* **JOB**
Every line below should be copied exactly; drop the pictures.

───── DATA PROVIDED

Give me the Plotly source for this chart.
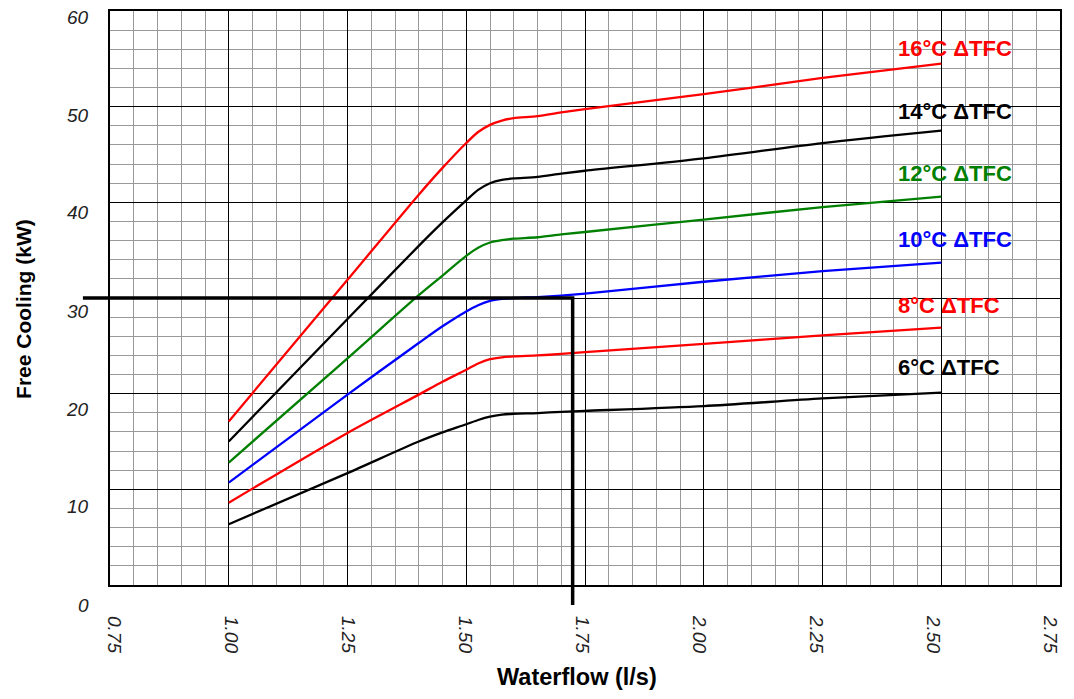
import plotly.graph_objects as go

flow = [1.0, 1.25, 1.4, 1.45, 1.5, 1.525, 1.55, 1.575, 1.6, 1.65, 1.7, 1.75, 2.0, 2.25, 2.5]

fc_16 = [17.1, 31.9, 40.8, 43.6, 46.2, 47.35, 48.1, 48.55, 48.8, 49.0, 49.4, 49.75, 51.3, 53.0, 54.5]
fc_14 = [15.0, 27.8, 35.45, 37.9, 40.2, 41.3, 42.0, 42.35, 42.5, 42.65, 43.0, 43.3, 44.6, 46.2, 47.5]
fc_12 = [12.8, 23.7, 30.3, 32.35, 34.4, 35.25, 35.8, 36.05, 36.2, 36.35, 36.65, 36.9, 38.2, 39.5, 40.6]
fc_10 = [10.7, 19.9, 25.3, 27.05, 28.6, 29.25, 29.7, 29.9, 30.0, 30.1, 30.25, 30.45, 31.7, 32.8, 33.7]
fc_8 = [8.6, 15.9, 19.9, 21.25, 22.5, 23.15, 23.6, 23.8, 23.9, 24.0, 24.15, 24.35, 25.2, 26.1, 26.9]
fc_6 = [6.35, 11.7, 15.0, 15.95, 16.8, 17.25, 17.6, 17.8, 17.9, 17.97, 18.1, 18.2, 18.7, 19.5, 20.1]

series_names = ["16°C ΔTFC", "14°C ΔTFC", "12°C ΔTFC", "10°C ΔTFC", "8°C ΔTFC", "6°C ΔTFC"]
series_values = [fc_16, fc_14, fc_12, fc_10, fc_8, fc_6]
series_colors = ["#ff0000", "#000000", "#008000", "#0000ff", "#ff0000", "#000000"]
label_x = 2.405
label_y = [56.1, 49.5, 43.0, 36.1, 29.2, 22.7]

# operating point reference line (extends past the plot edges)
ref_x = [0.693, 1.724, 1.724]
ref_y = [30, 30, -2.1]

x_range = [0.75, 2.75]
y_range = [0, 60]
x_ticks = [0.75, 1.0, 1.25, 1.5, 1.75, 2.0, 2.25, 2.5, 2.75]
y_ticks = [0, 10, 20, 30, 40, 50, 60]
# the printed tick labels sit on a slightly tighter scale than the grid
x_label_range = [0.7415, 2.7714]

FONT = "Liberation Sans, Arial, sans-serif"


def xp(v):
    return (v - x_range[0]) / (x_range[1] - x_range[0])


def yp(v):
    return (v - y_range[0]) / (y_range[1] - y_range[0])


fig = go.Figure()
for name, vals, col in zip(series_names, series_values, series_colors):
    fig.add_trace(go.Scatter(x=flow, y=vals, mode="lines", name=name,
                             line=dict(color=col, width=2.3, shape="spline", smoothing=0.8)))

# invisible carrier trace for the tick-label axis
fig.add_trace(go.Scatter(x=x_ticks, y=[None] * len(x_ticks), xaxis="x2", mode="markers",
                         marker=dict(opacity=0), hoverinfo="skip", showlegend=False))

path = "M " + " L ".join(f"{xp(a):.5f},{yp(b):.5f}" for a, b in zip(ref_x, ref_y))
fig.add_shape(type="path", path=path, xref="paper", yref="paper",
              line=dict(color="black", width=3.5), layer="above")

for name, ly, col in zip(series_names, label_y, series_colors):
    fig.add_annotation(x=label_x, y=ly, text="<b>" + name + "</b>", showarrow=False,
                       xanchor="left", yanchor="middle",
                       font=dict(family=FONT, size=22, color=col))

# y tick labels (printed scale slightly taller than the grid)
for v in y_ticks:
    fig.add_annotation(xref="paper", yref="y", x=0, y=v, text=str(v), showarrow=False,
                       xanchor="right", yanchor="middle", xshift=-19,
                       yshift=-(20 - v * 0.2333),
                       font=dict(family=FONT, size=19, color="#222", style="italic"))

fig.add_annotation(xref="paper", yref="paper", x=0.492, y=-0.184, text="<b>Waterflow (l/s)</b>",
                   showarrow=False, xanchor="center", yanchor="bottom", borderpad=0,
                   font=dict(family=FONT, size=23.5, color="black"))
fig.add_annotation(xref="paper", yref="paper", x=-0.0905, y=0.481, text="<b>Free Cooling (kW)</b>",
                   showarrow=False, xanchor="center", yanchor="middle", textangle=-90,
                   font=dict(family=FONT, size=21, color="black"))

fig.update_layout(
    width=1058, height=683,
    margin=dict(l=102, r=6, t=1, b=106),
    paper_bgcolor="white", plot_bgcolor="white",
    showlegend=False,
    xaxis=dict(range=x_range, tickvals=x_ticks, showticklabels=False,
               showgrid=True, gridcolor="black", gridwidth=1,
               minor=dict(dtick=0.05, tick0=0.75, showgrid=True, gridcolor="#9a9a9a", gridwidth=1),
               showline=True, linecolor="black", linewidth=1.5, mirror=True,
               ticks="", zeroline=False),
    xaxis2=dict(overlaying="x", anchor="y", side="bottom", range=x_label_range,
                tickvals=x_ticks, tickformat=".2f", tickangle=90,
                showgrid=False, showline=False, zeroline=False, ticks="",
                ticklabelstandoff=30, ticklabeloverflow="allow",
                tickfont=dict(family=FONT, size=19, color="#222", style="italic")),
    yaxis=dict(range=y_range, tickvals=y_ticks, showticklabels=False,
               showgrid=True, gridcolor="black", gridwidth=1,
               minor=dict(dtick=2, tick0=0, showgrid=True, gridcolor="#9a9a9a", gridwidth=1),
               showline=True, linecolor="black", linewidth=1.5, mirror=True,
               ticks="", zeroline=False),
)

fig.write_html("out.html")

──────────

* **SOLUTION TO THIS TASK**
Give me the Plotly source for this chart.
import plotly.graph_objects as go

flow = [1.0, 1.25, 1.4, 1.45, 1.5, 1.525, 1.55, 1.575, 1.6, 1.65, 1.7, 1.75, 2.0, 2.25, 2.5]

fc_16 = [17.1, 31.9, 40.8, 43.6, 46.2, 47.35, 48.1, 48.55, 48.8, 49.0, 49.4, 49.75, 51.3, 53.0, 54.5]
fc_14 = [15.0, 27.8, 35.45, 37.9, 40.2, 41.3, 42.0, 42.35, 42.5, 42.65, 43.0, 43.3, 44.6, 46.2, 47.5]
fc_12 = [12.8, 23.7, 30.3, 32.35, 34.4, 35.25, 35.8, 36.05, 36.2, 36.35, 36.65, 36.9, 38.2, 39.5, 40.6]
fc_10 = [10.7, 19.9, 25.3, 27.05, 28.6, 29.25, 29.7, 29.9, 30.0, 30.1, 30.25, 30.45, 31.7, 32.8, 33.7]
fc_8 = [8.6, 15.9, 19.9, 21.25, 22.5, 23.15, 23.6, 23.8, 23.9, 24.0, 24.15, 24.35, 25.2, 26.1, 26.9]
fc_6 = [6.35, 11.7, 15.0, 15.95, 16.8, 17.25, 17.6, 17.8, 17.9, 17.97, 18.1, 18.2, 18.7, 19.5, 20.1]

series_names = ["16°C ΔTFC", "14°C ΔTFC", "12°C ΔTFC", "10°C ΔTFC", "8°C ΔTFC", "6°C ΔTFC"]
series_values = [fc_16, fc_14, fc_12, fc_10, fc_8, fc_6]
series_colors = ["#ff0000", "#000000", "#008000", "#0000ff", "#ff0000", "#000000"]
label_x = 2.405
label_y = [56.1, 49.5, 43.0, 36.1, 29.2, 22.7]

# operating point reference line (extends past the plot edges)
ref_x = [0.693, 1.724, 1.724]
ref_y = [30, 30, -2.1]

x_range = [0.75, 2.75]
y_range = [0, 60]
x_ticks = [0.75, 1.0, 1.25, 1.5, 1.75, 2.0, 2.25, 2.5, 2.75]
y_ticks = [0, 10, 20, 30, 40, 50, 60]
# the printed tick labels sit on a slightly tighter scale than the grid
x_label_range = [0.7415, 2.7714]

FONT = "Liberation Sans, Arial, sans-serif"


def xp(v):
    return (v - x_range[0]) / (x_range[1] - x_range[0])


def yp(v):
    return (v - y_range[0]) / (y_range[1] - y_range[0])


fig = go.Figure()
for name, vals, col in zip(series_names, series_values, series_colors):
    fig.add_trace(go.Scatter(x=flow, y=vals, mode="lines", name=name,
                             line=dict(color=col, width=2.3, shape="spline", smoothing=0.8)))

# invisible carrier trace for the tick-label axis
fig.add_trace(go.Scatter(x=x_ticks, y=[None] * len(x_ticks), xaxis="x2", mode="markers",
                         marker=dict(opacity=0), hoverinfo="skip", showlegend=False))

path = "M " + " L ".join(f"{xp(a):.5f},{yp(b):.5f}" for a, b in zip(ref_x, ref_y))
fig.add_shape(type="path", path=path, xref="paper", yref="paper",
              line=dict(color="black", width=3.5), layer="above")

for name, ly, col in zip(series_names, label_y, series_colors):
    fig.add_annotation(x=label_x, y=ly, text="<b>" + name + "</b>", showarrow=False,
                       xanchor="left", yanchor="middle",
                       font=dict(family=FONT, size=22, color=col))

# y tick labels (printed scale slightly taller than the grid)
for v in y_ticks:
    fig.add_annotation(xref="paper", yref="y", x=0, y=v, text=str(v), showarrow=False,
                       xanchor="right", yanchor="middle", xshift=-19,
                       yshift=-(20 - v * 0.2333),
                       font=dict(family=FONT, size=19, color="#222", style="italic"))

fig.add_annotation(xref="paper", yref="paper", x=0.492, y=-0.184, text="<b>Waterflow (l/s)</b>",
                   showarrow=False, xanchor="center", yanchor="bottom", borderpad=0,
                   font=dict(family=FONT, size=23.5, color="black"))
fig.add_annotation(xref="paper", yref="paper", x=-0.0905, y=0.481, text="<b>Free Cooling (kW)</b>",
                   showarrow=False, xanchor="center", yanchor="middle", textangle=-90,
                   font=dict(family=FONT, size=21, color="black"))

fig.update_layout(
    width=1058, height=683,
    margin=dict(l=102, r=6, t=1, b=106),
    paper_bgcolor="white", plot_bgcolor="white",
    showlegend=False,
    xaxis=dict(range=x_range, tickvals=x_ticks, showticklabels=False,
               showgrid=True, gridcolor="black", gridwidth=1,
               minor=dict(dtick=0.05, tick0=0.75, showgrid=True, gridcolor="#9a9a9a", gridwidth=1),
               showline=True, linecolor="black", linewidth=1.5, mirror=True,
               ticks="", zeroline=False),
    xaxis2=dict(overlaying="x", anchor="y", side="bottom", range=x_label_range,
                tickvals=x_ticks, tickformat=".2f", tickangle=90,
                showgrid=False, showline=False, zeroline=False, ticks="",
                ticklabelstandoff=30, ticklabeloverflow="allow",
                tickfont=dict(family=FONT, size=19, color="#222", style="italic")),
    yaxis=dict(range=y_range, tickvals=y_ticks, showticklabels=False,
               showgrid=True, gridcolor="black", gridwidth=1,
               minor=dict(dtick=2, tick0=0, showgrid=True, gridcolor="#9a9a9a", gridwidth=1),
               showline=True, linecolor="black", linewidth=1.5, mirror=True,
               ticks="", zeroline=False),
)

fig.write_html("out.html")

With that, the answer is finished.